While market volatility remains so high it leaves many trading desks speechless by “brutal” if obvious unwinds, and both institutional and retail traders clueless and at best hoping to ride the momentum wave in any direction before it violently reverses, one person who is a steadfast seller into any and every rally is BofA’s chief investment strategist Michael Hartnett who in a note titled “Fed, dollar & the end of splendid isolation” explains just why with one simple chart, and further notes that he will continue to sell “at least until a coordinated and aggressive global policy response” emerges.
NIRP in Eurozone and Japan crushing bank stocks (Quantitative Failure); Fed now admits dollar appreciation could have “significant consequences” for the economy; and thus weaker US non-manufacturing data signals end of US “splendid isolation” and unwind of trades based on “higher US growth/rates” (US dollar & FANG the last of the dominoes to drop).

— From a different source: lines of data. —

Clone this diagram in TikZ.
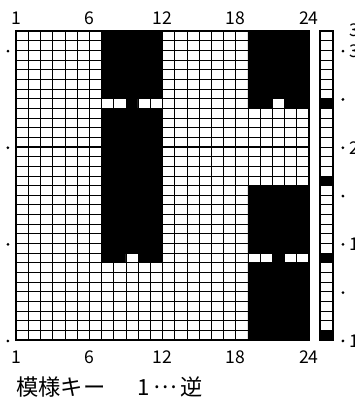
\documentclass[tikz,border=0pt]{standalone}
\usepackage{fontspec}
\newfontfamily\jpfont{Noto Sans CJK JP}
\tikzset{
  num/.style={font=\jpfont\fontsize{15}{15}\selectfont, inner sep=0pt},
  legend/.style={font=\jpfont\fontsize{19}{19}\selectfont, inner sep=0pt, anchor=west},
  spot/.style={circle, fill, inner sep=0pt, minimum size=2.6pt}
}
\begin{document}
\begin{tikzpicture}[x=0.366cm, y=0.2898cm]
  \useasboundingbox (-1.311,-6.522) rectangle (27.787,35.197);
  \fill (7,8) rectangle (12,32) (19,24) rectangle (24,32) (19,0) rectangle (24,16);
  \fill[white] (7,24) rectangle (9,25) (10,24) rectangle (12,25) (9,8) rectangle (10,9)
    (21,24) rectangle (22,25) (19,8) rectangle (21,9) (22,8) rectangle (24,9);
  \foreach \r in {0,8,16,24} \fill (24.95,\r) rectangle ++(1,1);
  \draw[line width=0.45pt, step=1] (0,0) grid (24,32);
  \foreach \r in {1,...,31} \draw[line width=0.45pt] (24.95,\r) -- ++(1,0);
  \foreach \r in {5,10,...,30} \draw[line width=0.8pt] (0,\r) -- (24,\r);
  \foreach \c in {6,12,18} \draw[line width=0.8pt] (\c,0) -- (\c,32);
  \draw[line width=1.6pt] (0,0) rectangle (24,32);
  \draw[line width=1.6pt] (24.95,0) rectangle (25.95,32);
  \foreach \c/\t in {0/1, 6/6, 12/12, 18/18, 24/24} {
    \node[num] (top\t) at (\c,33.28) {\t};
    \node[num] (bot\t) at (\c,-1.81) {\t};
  }
  \foreach \r in {0,10,20,30} \node[spot] (left\r) at (-0.66,\r-0.1) {};
  \foreach \r in {0,5,...,30} \node[spot] (right\r) at (26.8,\r-0.1) {};
  \foreach \r/\t in {0/1, 10/10, 20/20, 30/30} \node[num, anchor=west] (rlab\r) at (27.3,\r-0.1) {\t};
  \node[num, anchor=west] (rlab32) at (27.3,32.1) {32};
  \node[legend] (key) at (0,-4.87) {模様キー};
  \node[legend] (rev) at (9.9,-4.87) {1\,\raisebox{0.3em}{…}\,逆};
\end{tikzpicture}
\end{document}
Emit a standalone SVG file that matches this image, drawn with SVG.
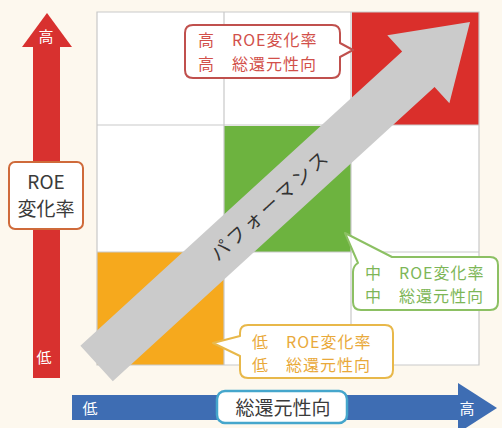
<svg xmlns="http://www.w3.org/2000/svg" width="502" height="428" viewBox="0 0 502 428">
<style>
.jp{font-family:"Noto Sans CJK JP","Noto Sans",sans-serif;}
.grid{stroke:#c9c9c9;stroke-width:1.2;fill:none;}
.call{fill:#ffffff;stroke-width:2;stroke-linejoin:round;}
.ct{font-size:16px;letter-spacing:1px;}
.wt{fill:#ffffff;font-size:15px;text-anchor:middle;}
</style>
<rect x="0" y="0" width="502" height="428" fill="#fdf8ee"/>
<g id="matrix">
  <rect x="97" y="12" width="382" height="353" fill="#ffffff"/>
  <rect x="97" y="252" width="127" height="113" fill="#f6a91d"/>
  <rect x="224" y="126" width="127" height="126" fill="#6db33f"/>
  <rect x="352" y="12" width="127" height="113" fill="#da2f2b"/>
  <path class="grid" d="M97,12H479V365H97Z M224,12V365 M351,12V365 M97,125H479 M97,252H479"/>
</g>
<g id="performance-arrow" transform="translate(470,22) rotate(-42.44)">
  <polygon points="-506,-24 -70,-24 -70,-46 0,0 -70,46 -70,24 -506,24" fill="#cbcbcb"/>
  <text class="jp" x="-271" y="7" text-anchor="middle" font-size="19" letter-spacing="3" fill="#333333">パフォーマンス</text>
</g>
<g id="y-axis">
  <rect x="33" y="46" width="27" height="332" fill="#d8312f"/>
  <polygon points="22,47 47,13 72,47" fill="#d8312f"/>
  <text class="jp wt" x="46" y="42">高</text>
  <text class="jp wt" x="44" y="363">低</text>
  <rect x="9" y="162" width="74" height="67" rx="6" fill="#ffffff" stroke="#cf6a3a" stroke-width="2"/>
  <text class="jp" x="46" y="189" font-size="19" text-anchor="middle" fill="#3a3a3a">ROE</text>
  <text class="jp" x="46" y="216" font-size="19" text-anchor="middle" fill="#3a3a3a">変化率</text>
</g>
<g id="x-axis">
  <rect x="72" y="395" width="388" height="25" fill="#3e6db3"/>
  <polygon points="458,383 497,408 458,433" fill="#3e6db3"/>
  <text class="jp wt" x="90" y="414">低</text>
  <text class="jp wt" x="467" y="414">高</text>
  <rect x="217" y="391" width="130" height="32" rx="8" fill="#ffffff" stroke="#45a6cc" stroke-width="2.5"/>
  <text class="jp" x="283" y="415" font-size="19" text-anchor="middle" fill="#3a3a3a">総還元性向</text>
</g>
<g id="callout-high">
  <path class="call" stroke="#c0504d" d="M193,25H332Q340,25 340,33V43L353,50L340,57V70Q340,78 332,78H193Q185,78 185,70V33Q185,25 193,25Z"/>
  <text class="jp ct" x="198" y="46" fill="#d2504a">高　ROE変化率</text>
  <text class="jp ct" x="198" y="70" fill="#d2504a">高　総還元性向</text>
</g>
<g id="callout-mid">
  <path class="call" stroke="#8cc063" d="M345,233L392,257H490Q498,257 498,265V302Q498,310 490,310H361Q353,310 353,302V272Q353,266 358,263Z"/>
  <text class="jp ct" x="365" y="279" fill="#7db657">中　ROE変化率</text>
  <text class="jp ct" x="365" y="302" fill="#7db657">中　総還元性向</text>
</g>
<g id="callout-low">
  <path class="call" stroke="#e8b84a" d="M213,343L240,336V333Q240,325 248,325H385Q393,325 393,333V370Q393,378 385,378H248Q240,378 240,370V356Z"/>
  <text class="jp ct" x="252" y="348" fill="#e9a93a">低　ROE変化率</text>
  <text class="jp ct" x="252" y="371" fill="#e9a93a">低　総還元性向</text>
</g>
</svg>
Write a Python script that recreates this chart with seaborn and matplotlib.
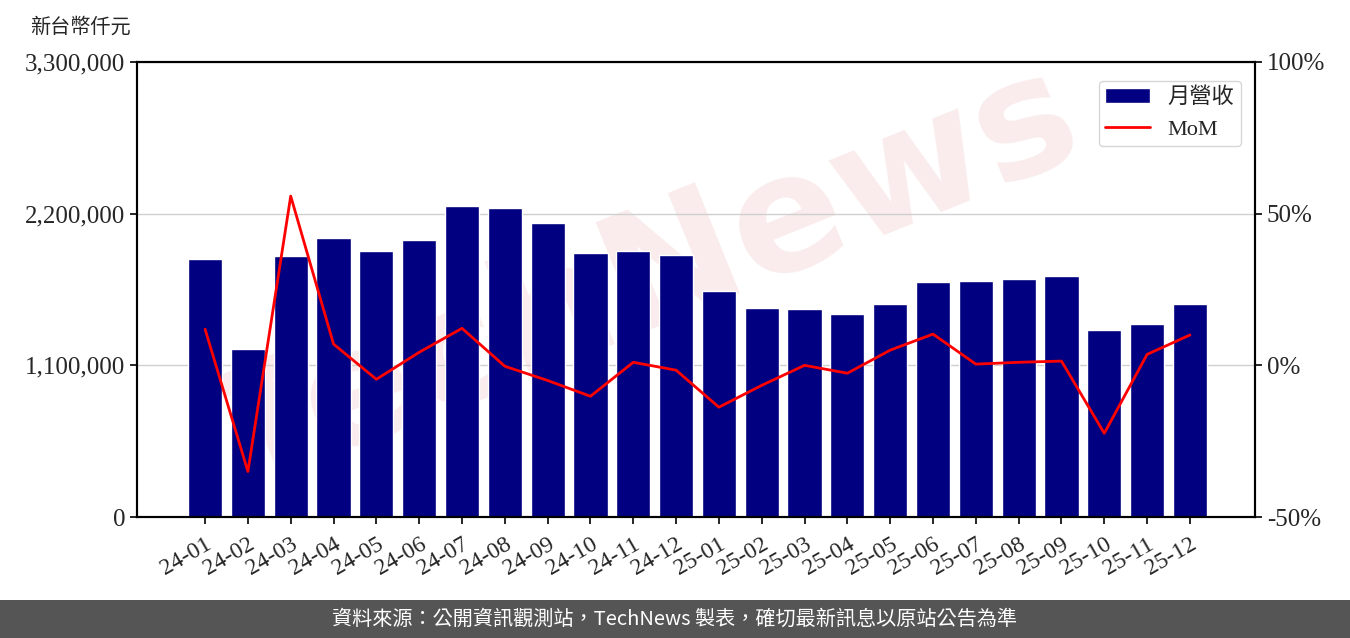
import numpy as np
import pandas as pd
import matplotlib
matplotlib.use("Agg")
import matplotlib.pyplot as plt
import seaborn as sns

# data
months = ["24-01", "24-02", "24-03", "24-04", "24-05", "24-06", "24-07", "24-08",
          "24-09", "24-10", "24-11", "24-12", "25-01", "25-02", "25-03", "25-04",
          "25-05", "25-06", "25-07", "25-08", "25-09", "25-10", "25-11", "25-12"]
revenue = [1871000, 1218000, 1893000, 2023000, 1929000, 2009000, 2256000, 2241000,
           2132000, 1915000, 1929000, 1900000, 1639000, 1516000, 1509000, 1472000,
           1545000, 1704000, 1712000, 1726000, 1748000, 1356000, 1400000, 1545000]
mom = [11.9, -35.0, 55.8, 7.0, -4.6, 4.3, 12.2, -0.3, -5.0, -10.2, 1.0, -1.6,
       -13.8, -6.6, 0.0, -2.6, 5.0, 10.3, 0.4, 1.0, 1.4, -22.4, 3.6, 10.0]

df = pd.DataFrame({"month": months, "revenue": revenue, "mom": mom})

sns.set_theme(style="white")
num_font = ["Liberation Serif", "Noto Sans CJK TC"]
cjk_font = ["Noto Sans CJK TC", "DejaVu Sans"]
plt.rcParams["font.family"] = num_font

fig = plt.figure(figsize=(13.5, 6.38), dpi=100)
ax = fig.add_axes([137 / 1350, 1 - 517 / 638, (1255 - 137) / 1350, (517 - 62) / 638])
ax.set_zorder(1)

# faint watermark behind the plot
fig.text(0.48, 0.56, "TechNews", fontsize=118, color="#e8a8a8", alpha=0.22,
         rotation=22, ha="center", va="center", family="DejaVu Sans",
         fontweight="bold", zorder=-1)

sns.barplot(data=df, x="month", y="revenue", color="#000080", saturation=1,
            width=0.8, ax=ax, label="月營收", zorder=2)
if ax.get_legend():
    ax.get_legend().remove()
ax.set_xlim(-1.59, len(months) - 1 + 1.52)
ax.set_ylim(0, 3300000)
ax.set_yticks([0, 1100000, 2200000, 3300000])
ax.set_yticklabels(["0", "1,100,000", "2,200,000", "3,300,000"], fontsize=18)
ax.yaxis.grid(True, color="#d0d0d0", linewidth=1, zorder=0)
ax.set_axisbelow(True)
ax.set_xlabel("")
ax.set_ylabel("")
ax.set_xticks(range(len(months)))
ax.set_xticklabels(months, rotation=30, ha="right", rotation_mode="anchor", fontsize=17)
ax.tick_params(axis="both", length=5, width=1.2, color="black", left=True, bottom=True)
ax.tick_params(axis="x", pad=7)
ax.patch.set_alpha(0)
for s in ax.spines.values():
    s.set_color("black")
    s.set_linewidth(1.5)

ax2 = ax.twinx()
sns.lineplot(x=np.arange(len(months)), y=df["mom"], color="red", linewidth=2,
             ax=ax2, label="MoM")
ax2.set_ylim(-50, 100)
ax2.set_yticks([-50, 0, 50, 100])
ax2.set_yticklabels(["-50%", "0%", "50%", "100%"], fontsize=18)
ax2.set_ylabel("")
ax2.tick_params(axis="y", length=5, width=1.2, color="black", right=True)
for s in ax2.spines.values():
    s.set_color("black")
    s.set_linewidth(1.5)

h1, l1 = ax.get_legend_handles_labels()
h2, l2 = ax2.get_legend_handles_labels()
if ax2.get_legend():
    ax2.get_legend().remove()
ax2.legend(h1 + h2, l1 + l2, loc="upper right", frameon=True,
           prop={"family": num_font, "size": 16}, borderpad=0.3,
           handlelength=2.0, bbox_to_anchor=(0.9975, 0.983))

fig.text(30 / 1350, 1 - 27 / 638, "新台幣仟元", fontsize=14.5, family=cjk_font,
         va="center", ha="left")

# footer bar
fig.patches.append(plt.Rectangle((0, 0), 1, 38 / 638, transform=fig.transFigure,
                                 facecolor="#555555", edgecolor="none", zorder=5))
fig.text(0.5, 19 / 638, "資料來源：公開資訊觀測站，TechNews 製表，確切最新訊息以原站公告為準",
         color="white", fontsize=14.5, family=cjk_font, ha="center", va="center", zorder=6)

fig.savefig("out.png", dpi=100)
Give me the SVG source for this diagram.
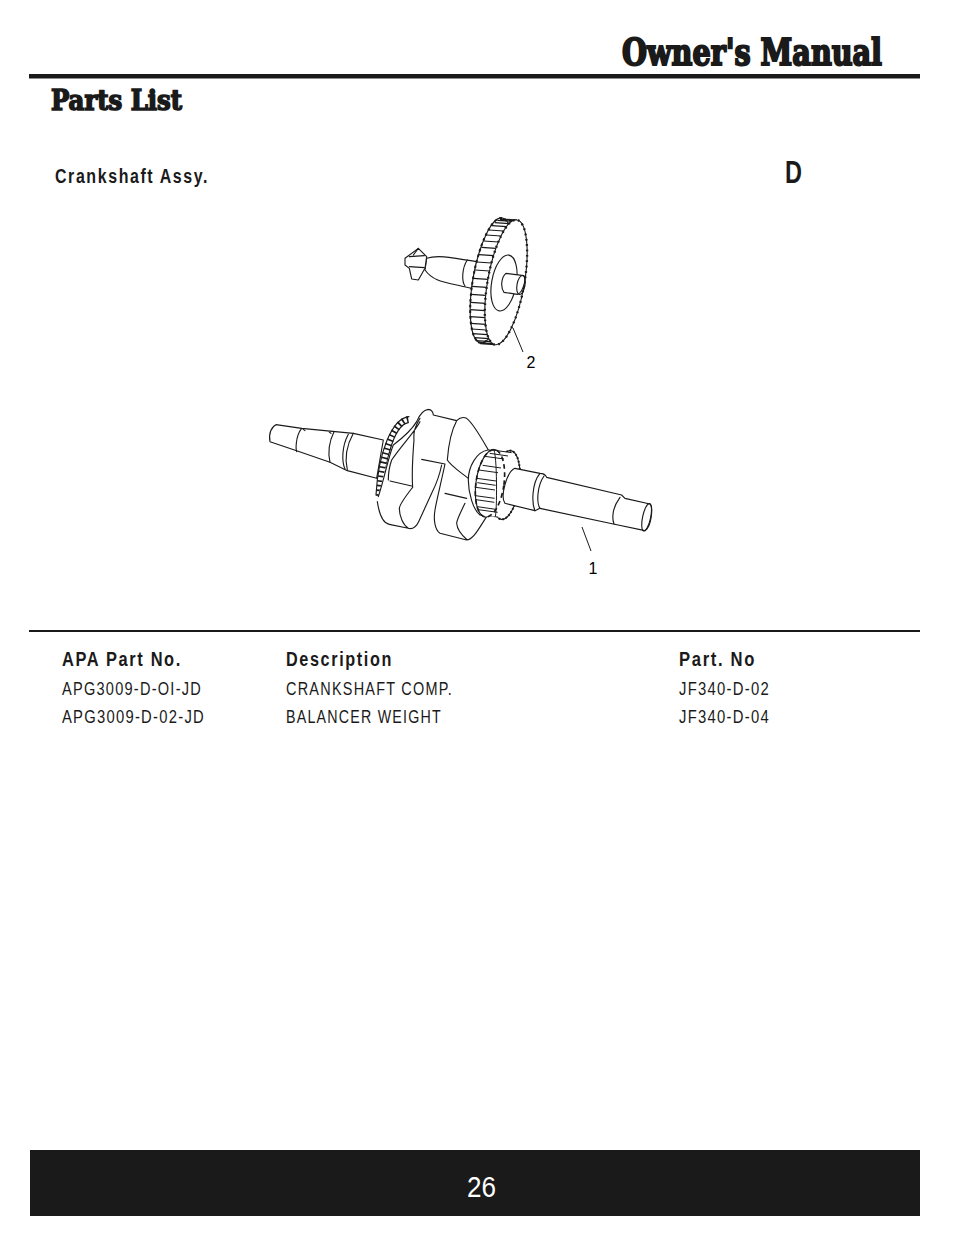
<svg xmlns="http://www.w3.org/2000/svg" width="954" height="1235" viewBox="0 0 954 1235">
<style>
.slab{font-family:"DejaVu Serif Condensed","DejaVu Serif",serif;font-weight:bold;fill:#1a1a1a;stroke:#1a1a1a}
.n{font-family:"Liberation Sans",sans-serif;fill:#1a1a1a}
.h{font-size:20px;font-weight:bold;letter-spacing:2px}
.r{font-size:17.5px;letter-spacing:1.5px}
.l{fill:none;stroke:#1a1a1a;stroke-width:3.4;stroke-linecap:round;stroke-linejoin:round}
.f{fill:#fff;stroke:#1a1a1a;stroke-width:3.4;stroke-linejoin:round}
.lab{font-family:"Liberation Sans",sans-serif;font-size:16px;fill:#000}
</style>
<rect width="954" height="1235" fill="#fff"/>
<g id="header">
<text class="slab" x="622" y="64.500" font-size="37" stroke-width="2" textLength="260" lengthAdjust="spacingAndGlyphs">Owner's Manual</text>
<rect x="29" y="74" width="891" height="4.5" fill="#1a1a1a"/>
<text class="slab" x="51" y="109.500" font-size="28" stroke-width="1.500" textLength="131" lengthAdjust="spacingAndGlyphs">Parts List</text>
<text class="n h" x="55" y="183" textLength="154" lengthAdjust="spacingAndGlyphs">Crankshaft Assy.</text>
<text class="n" x="785" y="183" font-size="31" font-weight="bold" textLength="17" lengthAdjust="spacingAndGlyphs">D</text>
</g>
<g id="part-2" transform="translate(380 205) scale(.3333)">
<path class="f" d="M140 160C170 150 200 155 290 170L275 250C190 230 160 230 135 195Z"/>
<path class="l" d="M262 165C245 190 245 230 255 243"/>
<path class="f" d="M75 160L115 130L140 155L135 190L115 225L95 222L88 190L75 180Z"/>
<path class="l" d="M88 155L133 152M88 185L133 188M100 150L115 130"/>
<ellipse class="f" cx="334" cy="226" rx="55" ry="190" transform="rotate(10 334 226)"/>
<ellipse cx="334" cy="226" rx="55" ry="190" fill="none" stroke="#1a1a1a" stroke-width="6" stroke-dasharray="8 9" transform="rotate(10 334 226)"/>
<path d="M404 46l-44-3M388 56l-44-3M371 78l-44-3M355 111l-44-3M341 152l-44-3M329 198l-44-3M320 247l-44-3M316 295l-44-3M315 338l-44-3M319 375l-44-3M327 401l-44-3M338 416l-44-3M411 45l-44-3M396 49l-44-3M380 65l-44-3M363 93l-44-3M348 130l-44-3M334 174l-44-3M324 223l-44-3M317 271l-44-3M315 317l-44-3M317 358l-44-3M322 389l-44-3M332 410l-44-3M345 419l-44-3" fill="none" stroke="#1a1a1a" stroke-width="3.400"/>
<ellipse class="f" cx="378" cy="232" rx="55" ry="190" transform="rotate(10 378 232)"/>
<ellipse cx="378" cy="232" rx="55" ry="190" fill="none" stroke="#1a1a1a" stroke-width="7" stroke-dasharray="5 11" transform="rotate(10 378 232)"/>
<ellipse class="f" cx="372" cy="234" rx="37" ry="85" transform="rotate(10 372 234)"/>
<path class="f" d="M378 205L432 212C440 230 425 265 412 268L372 262C360 245 365 215 378 205Z"/>
<ellipse class="l" cx="423" cy="240" rx="12" ry="29" transform="rotate(10 423 240)"/>
</g>
<g id="part-1" transform="translate(260 400) scale(.3333)">
<path class="f" d="M48 74L125 85L280 100L370 120L350 235L262 212L210 187L110 152L30 125C25 100 35 80 48 74Z"/>
<path class="l" d="M125 85C105 110 108 150 110 155M222 95C205 130 205 165 210 187M265 103C245 140 245 185 255 207M280 100C258 140 255 180 262 210M130 88L135 92M208 96L213 100"/>
<path d="M445 58C400 65 365 165 358 290" fill="none" stroke="#1a1a1a" stroke-width="20" stroke-dasharray="5 9"/>
<path class="l" d="M447 50C395 55 355 160 348 285M445 68C405 75 375 170 368 290"/>
<path d="M352 300C370 230 385 165 400 135C420 120 455 90 470 65C478 45 490 30 505 28C515 28 520 38 520 45L590 62C600 52 610 50 620 55C640 70 665 115 685 150L690 350C660 380 640 420 620 420L540 400C525 390 520 360 525 330L545 250L476 365C468 382 458 388 445 385L388 373C370 370 358 345 352 305Z" fill="#fff"/>
<path class="l" d="M352 305C358 345 370 370 388 373L445 385C458 388 468 382 476 365L515 280C530 250 540 220 545 195M505 28C490 30 478 45 470 65C455 90 420 120 400 135C385 170 375 230 355 290M480 65C465 95 425 135 395 180C388 200 385 225 385 240M480 55C465 80 460 95 462 120C458 170 455 220 458 262C440 285 420 310 418 325C418 350 430 375 445 385M390 243L455 258M505 28C515 28 520 38 520 45L590 62M485 178L555 192M590 62C600 52 610 50 620 55C640 70 665 115 685 150M590 62C575 90 565 140 562 180C575 200 600 215 625 235M555 192C545 240 530 300 525 330C520 360 525 390 540 400L620 420C640 420 660 380 680 350M555 280L620 295M615 310C600 340 590 360 590 370C592 395 610 410 622 420"/>
<path class="f" d="M684 150C650 155 625 200 625 240C625 280 640 330 660 345L720 350L700 150Z"/>
<ellipse class="f" cx="738" cy="255" rx="40" ry="104" transform="rotate(8 738 255)"/>
<ellipse cx="738" cy="255" rx="40" ry="104" fill="none" stroke="#1a1a1a" stroke-width="6" stroke-dasharray="5 6" transform="rotate(8 738 255)"/>
<ellipse class="f" cx="690" cy="250" rx="42" ry="102" transform="rotate(8 690 250)"/>
<path d="M690 148L750 158L735 350L672 348Z" fill="#fff"/>
<path d="M697 150l58 8M674 169l58 8M656 210l58 8M650 235l58 8M647 262l58 8M646 287l58 8M655 329l58 8M689 160l55 8M668 196l55 8M652 248l55 8M648 299l55 8M652 320l55 8" fill="none" stroke="#1a1a1a" stroke-width="3"/>
<ellipse cx="690" cy="250" rx="42" ry="102" fill="none" stroke="#1a1a1a" stroke-width="5" stroke-dasharray="14 10" transform="rotate(8 690 250)"/>
<path d="M700 148C712 152 712 345 705 352" fill="none" stroke="#1a1a1a" stroke-width="3"/>
<g transform="translate(690 120)">
<path class="f" d="M75 85L150 100C165 100 170 112 170 112L395 165L405 175L480 192C490 200 485 260 465 272L370 252L150 205L135 212L45 190C30 170 50 95 75 85Z"/>
<path class="l" d="M150 100C125 130 125 190 135 212M162 108C140 140 140 190 150 205M390 172C370 200 365 230 372 252"/>
<ellipse class="l" cx="470" cy="232" rx="12" ry="42" transform="rotate(12 470 232)"/>
</g>
</g>
<g id="connectors" fill="none" stroke="#1a1a1a" stroke-width="1">
<path d="M513 328L523 352"/>
<path d="M582 527L591 551"/>
</g>
<g id="callouts">
<text class="lab" x="531" y="368" text-anchor="middle">2</text>
<text class="lab" x="593" y="574" text-anchor="middle">1</text>
</g>
<g id="table">
<rect x="29" y="630" width="891" height="2" fill="#1a1a1a"/>
<text class="n h" x="62" y="666" textLength="120" lengthAdjust="spacingAndGlyphs">APA Part No.</text>
<text class="n h" x="286" y="666" textLength="107" lengthAdjust="spacingAndGlyphs">Description</text>
<text class="n h" x="679" y="666" textLength="77" lengthAdjust="spacingAndGlyphs">Part. No</text>
<text class="n r" x="62" y="695" textLength="140" lengthAdjust="spacingAndGlyphs">APG3009-D-OI-JD</text>
<text class="n r" x="286" y="695" textLength="167" lengthAdjust="spacingAndGlyphs">CRANKSHAFT COMP.</text>
<text class="n r" x="679" y="695" textLength="91" lengthAdjust="spacingAndGlyphs">JF340-D-02</text>
<text class="n r" x="62" y="723" textLength="143" lengthAdjust="spacingAndGlyphs">APG3009-D-02-JD</text>
<text class="n r" x="286" y="723" textLength="156" lengthAdjust="spacingAndGlyphs">BALANCER WEIGHT</text>
<text class="n r" x="679" y="723" textLength="91" lengthAdjust="spacingAndGlyphs">JF340-D-04</text>
</g>
<g id="footer">
<rect x="30" y="1150" width="890" height="66" fill="#1a1a1a"/>
<text class="n" x="467" y="1197" font-size="29" style="fill:#fff" textLength="29" lengthAdjust="spacingAndGlyphs">26</text>
</g>
</svg>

US dollar-reversal sparking bear market rally in humiliated EM/commodities/resources; note even retail sales in HK down 8.5% YoY; should China FX reserves beat expectations on Sunday, we think a tactical rally is likely to be vicious.
We remain sellers into strength in coming weeks/months of risk assets at least until a coordinated and aggressive global policy response (e.g. Shanghai Accord) begins to reverse the deterioration in global profit expectations (currently heading sharply south – Chart 1) and credit conditions.
And so we are back to square one, where global economic growth is so weak that the Fed’s relent is back in play, corporate earnings are collapsing, where 30% of global GDP is now produced in “NIRP” nations, and where more than half the global markets remain mired in a bear market, that the only thing that can “save us” is precisely the same thing that has brought us here: coordinated, global central bank intervention.
We eagerly await to see just how the Fed’s “renormalization” plan works out.